Not as bad as I expected from catching the very beginning yesterday, but I'm still rather disappointed. The this-is-bringing-Londoners-together angle was pursued relentlessly in preference to telling you much about the show itself, or showing a great deal of the Giant or Elephant and their manipulateurs performing. I got the feeling that Endemol would rather have been making a documentary about something else instead. And where did they find such miserable buggers to follow around? They cheered up nicely once they saw the show, but they didn't look like a cross-section of London to me.

The Money Program was covering music downloading. Pretty poor coverage, to be honest. The idea that the major labels might not be the examplars of rectitude was barely touched on, and neither would you learn that there other paid downloads sites besides iTunes (or, indeed, before iTunes). Not impressed.
I really don't think it was as bad as you described. Tell us is it because princealbert appeared twice that you dont like it? :D
He was prominent more than twice. Billy was visible a lot as well. I did catch myself a couple of times too.

I thought they were playing one particular angle too much. There was a brief mention of Royal de Luxe as a performing company, and that they were French, but nothing about Jules Verne, for instance - it was commissioned for the centenary of his death, which is why it had the fantastical air about it - and they didn't show the single funniest bit of the weekend, the Sultan's speech in Trafalgar Square. They had a bit of Dave Lambie speaking, which is fair enough, but as with the rest of it they got as close to ignoring the actual performance as they could.
Yup I think I spotted the back of your head.

Maybe it's because I wasn't there, but as a non attendee it was very clear that it was a french production, why it was there etc. Just watching those snippets it came across very clearly how magical this whole event was.

I would have loved to have been there
It was great, but I think they were trying to show that it worked by showing the effect on people rather than by showing the event. There was a lot of reaction and little performance, and the obvious criticism is that it could as easily have been a documentary about the reaction to anything. The stuff that the people who were there saw wasn't mostly in the program.

It would have been nice, I think, if it had been more specifically about the company's performance and what it was they were doing. I don't remember there being anything at all in the program about what it was they were trying to do.
As I said, why bother with Freeview?!

Pyro didn't know anything about it so was suitably impressed with the performance footage. Bloody amazing I say.

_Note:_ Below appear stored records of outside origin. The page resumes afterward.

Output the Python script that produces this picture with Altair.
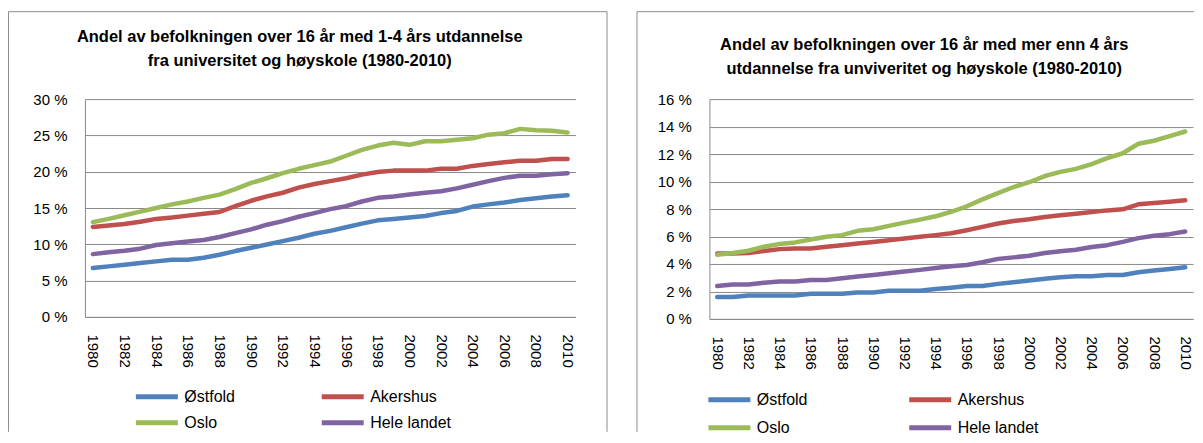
import altair as alt
import pandas as pd

years = list(range(1980, 2011))
label_years = list(range(1980, 2011, 2))
series_names = ["Østfold", "Akershus", "Oslo", "Hele landet"]
series_colors = ["#4F81BD", "#C0504D", "#9BBB59", "#8064A2"]

left_title = ["Andel av befolkningen over 16 år med 1-4 års utdannelse",
              "fra universitet og høyskole (1980-2010)"]
right_title = ["Andel av befolkningen over 16 år med mer enn 4 års",
               "utdannelse fra unviveritet og høyskole (1980-2010)"]

left_ticks = [0, 5, 10, 15, 20, 25, 30]
right_ticks = [0, 2, 4, 6, 8, 10, 12, 14, 16]

# Left panel: 1-4 years of higher education (percent)
left_ostfold = [6.73, 6.96, 7.19, 7.42, 7.65, 7.88, 7.88, 8.15, 8.56, 9.07, 9.52,
                9.98, 10.44, 10.9, 11.45, 11.85, 12.35, 12.85, 13.3, 13.5, 13.7,
                13.9, 14.3, 14.6, 15.2, 15.5, 15.75, 16.1, 16.35, 16.6, 16.75]
left_akershus = [12.4, 12.6, 12.8, 13.1, 13.5, 13.7, 13.95, 14.2, 14.45, 15.25, 16.0,
                 16.6, 17.1, 17.8, 18.3, 18.7, 19.1, 19.6, 19.95, 20.15, 20.15,
                 20.15, 20.4, 20.4, 20.8, 21.05, 21.3, 21.5, 21.5, 21.75, 21.75]
left_oslo = [13.05, 13.5, 14.0, 14.5, 15.0, 15.5, 15.9, 16.4, 16.85, 17.6, 18.45,
             19.1, 19.8, 20.4, 20.9, 21.4, 22.2, 23.0, 23.6, 24.0, 23.7,
             24.2, 24.2, 24.4, 24.6, 25.1, 25.3, 25.9, 25.7, 25.65, 25.4]
left_hele = [8.65, 8.9, 9.1, 9.4, 9.9, 10.15, 10.4, 10.6, 11.0, 11.55, 12.05,
             12.7, 13.2, 13.8, 14.3, 14.85, 15.25, 15.9, 16.4, 16.6, 16.85,
             17.1, 17.3, 17.7, 18.2, 18.7, 19.15, 19.45, 19.45, 19.65, 19.8]

# Right panel: more than 4 years of higher education (percent)
right_ostfold = [1.59, 1.59, 1.71, 1.71, 1.71, 1.71, 1.83, 1.83, 1.83, 1.93, 1.93,
                 2.05, 2.05, 2.05, 2.17, 2.27, 2.39, 2.39, 2.55, 2.67, 2.8,
                 2.92, 3.04, 3.11, 3.11, 3.2, 3.2, 3.4, 3.52, 3.64, 3.76]
right_akershus = [4.77, 4.77, 4.8, 4.94, 5.08, 5.13, 5.13, 5.25, 5.37, 5.49, 5.6,
                  5.73, 5.86, 5.98, 6.1, 6.24, 6.46, 6.7, 6.94, 7.13, 7.25,
                  7.42, 7.54, 7.66, 7.78, 7.9, 7.98, 8.34, 8.43, 8.53, 8.63]
right_oslo = [4.67, 4.8, 4.96, 5.25, 5.45, 5.57, 5.78, 5.98, 6.1, 6.41, 6.53,
              6.77, 7.01, 7.23, 7.47, 7.8, 8.2, 8.7, 9.15, 9.6, 9.95,
              10.4, 10.7, 10.92, 11.27, 11.7, 12.06, 12.75, 12.97, 13.3, 13.64]
right_hele = [2.39, 2.5, 2.5, 2.63, 2.72, 2.72, 2.84, 2.84, 2.96, 3.08, 3.2,
              3.33, 3.45, 3.57, 3.71, 3.83, 3.93, 4.12, 4.37, 4.48, 4.6,
              4.8, 4.92, 5.04, 5.23, 5.37, 5.61, 5.88, 6.05, 6.17, 6.36]

FONT = "Liberation Sans"
GRID = "#8a8a8a"
BORDER = "#8c8c8c"


def to_long(values_by_series):
    rows = []
    for name, vals in zip(series_names, values_by_series):
        for yr, v in zip(years, vals):
            rows.append({"year": yr, "series": name, "value": v})
    return pd.DataFrame(rows)


def panel(df, ticks, title_lines, w, h, title_x, title_y, fx1, fx2, fy1, fy2,
          right_edge, legend_x, legend_y, col_pad, row_pad):
    lines = alt.Chart(df).mark_line(
        strokeWidth=4.5, strokeCap="round", strokeJoin="round"
    ).encode(
        x=alt.X("year:O", title=None,
                scale=alt.Scale(type="point", padding=0.5),
                axis=alt.Axis(values=label_years, labelAngle=90, labelFont=FONT,
                              labelFontSize=15, labelColor="#000", labelPadding=17,
                              labelOverlap=False, ticks=False, grid=False,
                              domainColor=GRID, domainWidth=1)),
        y=alt.Y("value:Q", title=None,
                scale=alt.Scale(domain=[ticks[0], ticks[-1]], nice=False),
                axis=alt.Axis(values=ticks, labelExpr="datum.value + ' %'",
                              labelFont=FONT, labelFontSize=15, labelColor="#000",
                              labelPadding=18, ticks=False, grid=True,
                              gridColor=GRID, gridWidth=1, domainColor=GRID,
                              domainWidth=1)),
        color=alt.Color("series:N",
                        scale=alt.Scale(domain=series_names, range=series_colors),
                        legend=alt.Legend(title=None, orient="none",
                                          direction="horizontal",
                                          legendX=legend_x, legendY=legend_y,
                                          columns=2, columnPadding=col_pad,
                                          rowPadding=row_pad, symbolType="stroke",
                                          symbolSize=1764, symbolStrokeWidth=5,
                                          labelFont=FONT, labelFontSize=16,
                                          labelColor="#000", labelOffset=4,
                                          clipHeight=18, padding=0)),
    )
    one = pd.DataFrame({"k": [0]})
    title = alt.Chart(one).mark_text(
        text=title_lines, font=FONT, fontSize=16.5, fontWeight="bold",
        lineHeight=24, align="center", baseline="middle", color="#000"
    ).encode(x=alt.value(title_x), y=alt.value(title_y))
    rule = alt.Chart(one).mark_rule(color=BORDER, strokeWidth=1)
    layers = [
        rule.encode(x=alt.value(fx1), y=alt.value(fy1), y2=alt.value(fy2)),
        rule.encode(x=alt.value(fx1), x2=alt.value(fx2), y=alt.value(fy1)),
    ]
    if right_edge:
        layers.append(rule.encode(x=alt.value(fx2), y=alt.value(fy1), y2=alt.value(fy2)))
    layers += [title, lines]
    return alt.layer(*layers).properties(width=w, height=h)


left = panel(to_long([left_ostfold, left_akershus, left_oslo, left_hele]),
             left_ticks, left_title, 491, 218,
             215, -62.5, -76.5, 522.5, -87.5, 333, True,
             48.5, 289, 84, 8)
right = panel(to_long([right_ostfold, right_akershus, right_oslo, right_hele]),
              right_ticks, right_title, 484, 220,
              215, -54, -72.5, 485, -87.5, 333, False,
              -3.5, 292, 99, 10)

chart = alt.hconcat(left, right, spacing=29).resolve_scale(
    color="independent", x="independent", y="independent"
).resolve_legend(color="independent").properties(
    padding={"left": 0, "top": 3, "right": 0, "bottom": 0},
    background="white",
).configure_view(strokeWidth=0)

chart.save("out.html", embed_options={"renderer": "svg", "actions": False})
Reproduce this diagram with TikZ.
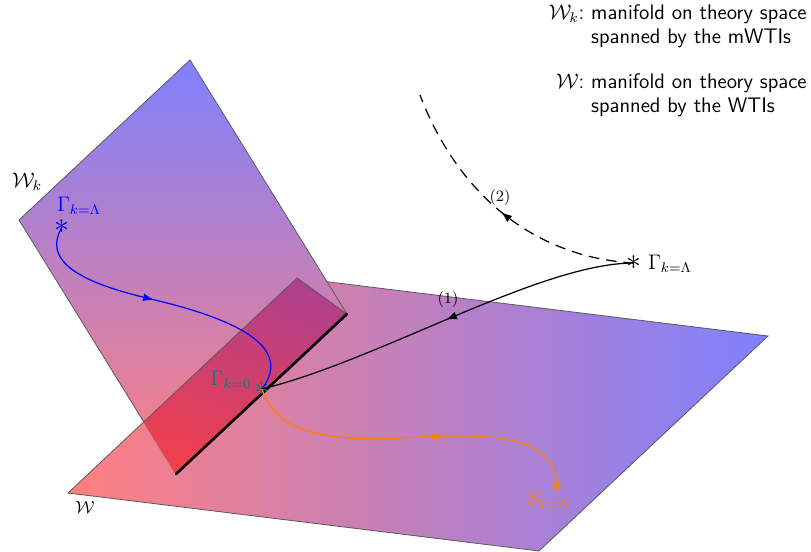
\documentclass[tikz,border=0pt]{standalone}
\usepackage{amsmath}
\usetikzlibrary{arrows.meta,decorations.markings}
\tikzset{
  edge/.style={draw=black!65, line width=0.45pt},
  flow/.style={line width=0.7pt},
  midarrow/.style={postaction={decorate}, decoration={markings,
      mark=at position #1 with {\arrow{Latex[length=6pt,width=4.5pt]}}}},
  starmark/.style={inner sep=0pt, font=\normalsize, scale=1.7},
  lab/.style={inner sep=0pt, font=\large},
  legend/.style={anchor=base east, inner sep=0pt, font=\sffamily\large},
}
\begin{document}
\begin{tikzpicture}[x=0.02cm,y=-0.02cm]
\useasboundingbox (0,0) rectangle (811,551);
% plane W
\coordinate (WA) at (68,493);
\coordinate (WB) at (297,278);
\coordinate (WC) at (768,336);
\coordinate (WD) at (539,551);
% plane W_k
\coordinate (KA) at (19,220);
\coordinate (KB) at (190,60);
\coordinate (KC) at (347,314);
\coordinate (KD) at (176,474);
\coordinate (KX) at (intersection of KA--KD and WA--WB);
\coordinate (dashEnd) at (420,95);

\shade[left color=red!50,right color=blue!50] (WA)--(WB)--(WC)--(WD)--cycle;
\draw[edge] (WA)--(WB)--(WC)--(WD)--cycle;
\shade[top color=blue!50,bottom color=red!50] (KA)--(KB)--(KC)--(KD)--cycle;
\draw[edge] (KD)--(KA)--(KB)--(KC);
\begin{scope}
  \clip (KD)--(KC)--(WB)--(KX)--cycle;
  \shade[left color=red!50,right color=blue!50] (WA)--(WB)--(WC)--(WD)--cycle;
  \shade[top color=blue,bottom color=red,opacity=0.5] (KA)--(KB)--(KC)--(KD)--cycle;
\end{scope}
\draw[edge] (KC)--(WB)--(KX);
\draw[line width=1.5pt, line cap=round] (KD)--(KC);

% points
\node[starmark, text=blue] (starL) at (62,227) {$\ast$};
\node[starmark, text=teal] (star0) at (262,389) {$\ast$};
\node[starmark] (starR) at (634,263) {$\ast$};
\node[starmark, text=orange] (starS) at (557,487) {$\ast$};

% flows
\draw[blue, flow, midarrow=0.45] (starL.center) .. controls (40,265) and (90,285) .. (155,300)
   .. controls (230,318) and (295,345) .. (star0.center);
\draw[flow, midarrow=0.5] (starR.center) .. controls (540,263) and (380,360) .. (star0.center);
\draw[flow, dash pattern=on 6pt off 4pt, midarrow=0.5] (starR.center) .. controls (540,258) and (460,200) .. (dashEnd);
\draw[orange, flow, midarrow=0.46] (starS.center) .. controls (555,430) and (480,434) .. (400,438)
   .. controls (320,442) and (275,430) .. (star0.center);

% labels
\node[lab, text=blue] (labL) at (79,206) {$\Gamma_{k=\Lambda}$};
\node[lab, text=teal] (lab0) at (231,380) {$\Gamma_{k=0}$};
\node[lab] (labR) at (670,264) {$\Gamma_{k=\Lambda}$};
\node[lab, text=orange] (labS) at (548,500) {$S_{k=\Lambda}$};
\node[font=\small, inner sep=0pt] (lab1) at (448,300) {(1)};
\node[font=\small, inner sep=0pt] (lab2) at (500,198) {(2)};
\node[font=\large, inner sep=0pt] (lWk) at (27,182) {$\mathcal{W}_k$};
\node[inner sep=0pt] (lW) at (85,507) {$\mathcal{W}$};

% legend
\node[legend] (leg1) at (807,19) {\begin{tabular}[t]{@{}r@{\ }l@{}}$\mathcal{W}_k$: & manifold on theory space\\ & spanned by the mWTIs\end{tabular}};
\node[legend] (leg2) at (807,88) {\begin{tabular}[t]{@{}r@{\ }l@{}}$\mathcal{W}$: & manifold on theory space\\ & spanned by the WTIs\end{tabular}};
\end{tikzpicture}
\end{document}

We looked for you and guessed you'd be one of the yellow-shirted brigade (although Pyro initially speculated you'd be more at home in a red frock-coat).

The first 45 minutes (or so it seemed) of dull Londoners bemoaning what an anti-social society it is was pretty dull. Where did they find them? How dim do you have to be to get on film? What we really need is a 'proper' documentary about how the models were constructed and operated, more about the rationale behind the performance and also about the company, let alone the ergonomics of getting everythingb in place and persuading the council to dig uyp the car park for them : ) Know any obliging film-makers?
I have the Sultan's Elephant doc on tape. I wouldn't worry about having missed the other one.

"Exemplars of Recitude". I may have to advocate somebody starting a band called that. They'd probably be a bit like Undeclinable Ambuscade.
I like Metaphorazine which I just saw on bug's LJ.. Wouldn't mind a look at that tape. Are you pub quizzing Tues?
Maybe. I'm not sure. I have a feeling I may have agreed to do something then, but I'm not sure.
I have to agree about the money program they missed out a lot of important issues primarily (for me) ignoring the decreased percentage of royalties to the artist from downloads while pushing the positive side of downloading from the artists pov down the veiwers throat.